Comme plusieurs de mes semblables, l’alcool a fait partie de ma vie depuis la fin de mon adolescence. Une relation remplie de hauts et de bas, des soirées mémorables et des lendemains de veilles honteux. L’alcoolisme ne se diagnostique pas avec une radiographie, malheureusement. Il est difficile de grader l’alcoolisme, comme on peut le faire pour d’autres maladie. Dans mon cas, ce que j’aimerais que tu comprennes, cher ami, c’est qu’après plus de 20 ans de relation tumultueuse avec l’alcool, j’ai décidé que j’en avais assez. Une prise de conscience récente m’a fait comprendre que ce besoin que je me suis créé et imposé au cours des dernières décennies me limitait plus que je ne me l’imaginais. Sans trop m’en rendre compte, ma consommation d’alcool était pour moi une façon de pallier à mon trouble d’anxiété généralisé (double coming out). Sans que ma consommation ne m’empêche de fonctionner dans mon quotidien, disons que la présence de l’alcool dans ma vie m’éloignait du “moi optimal” que je veux maintenant incarner. Concrètement pour moi, à 38 ans, c’est d’être à la hauteur dans mes deux rôles les plus importants, ceux de papa et d’amoureux.

Ne t’y méprends pas mon cher ami, j’ai apprécié tous nos bons moments passés autour d’un verre, je ne peux pas le nier. Je fais une croix sur les bières de micros que j’affectionnais tant. J’ai un peu de nostalgie quand me reviennent des effluves de Tempranillo au nez. Mais crois-moi, j’ai un petit sourire de fierté quand j’affronte mes peurs et angoisses sans avoir recours à cette béquille. En plus, depuis que j’ai adopté la sobriété, le temps de qualité avec mes enfants et mon amoureuse est bonifié et ça, c’est pas mal précieux pour moi.

Comprends-moi bien, j’ai pris cette décision suite à une longue introspection.
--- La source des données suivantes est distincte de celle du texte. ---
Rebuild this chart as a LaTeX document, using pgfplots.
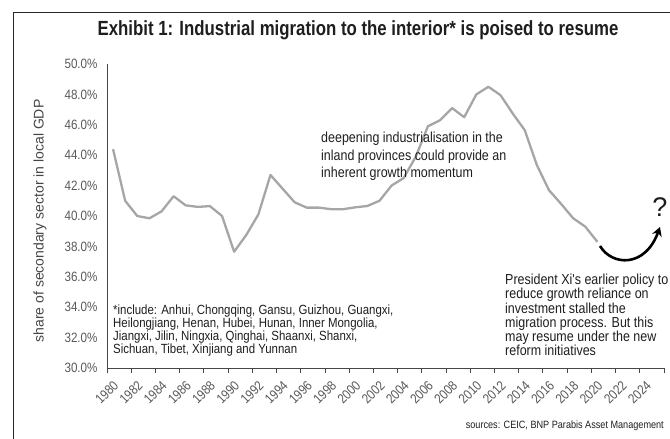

J’en suis venu à la conclusion que pour atteindre le niveau de bonheur et de bien-être auquel j’aspire, je devais retirer l’alcool de l’équation. Peut-être que de ton côté, tu peux atteindre ton niveau de bonheur et de bien-être en gardant cet élément dans ta vie. Ça te regarde, je te respecte. J’aimerais que tu ne t’entêtes pas à savoir si je suis alcoolique mais plutôt qu’on s’efforce à trouver ce qui nous unit, maintenant que l’alcool ne fait plus partie de ma vie.

Ceci étant dit, je vais te laisser, cher ami, déguster ta IPA. Ça me ferait quand même plaisir de discuter avec toi de ta semaine de marde.

La majorité des gens comprennent que cette décision personnelle ne peut être remise en question que par moi-même et je l’apprécie.

Bien sûr, et heureusement, les réactions de mon entourage sont généralement positives. Plusieurs de mes proches me félicitent et me supportent dans mon choix. La majorité des gens comprennent que cette décision personnelle ne peut être remise en question que par moi-même et je l’apprécie. 

Je souhaite que ce texte puissent aider et inspirer des gens qui veulent, comme moi et plusieurs autres, soustraire l’alcool de leur vie. Au-delà de cette volonté, j’aimerais faire comprendre aux réfractaires de l’entourage de ces gens sobres qu’on peut simplement ne pas boire d’alcool, point final. Ainsi, je ne crois pas qu’il soit utopique de penser que dans un avenir rapproché, on pourra refuser un verre d’alcool comme on refuse un Loto-Max à la station-service!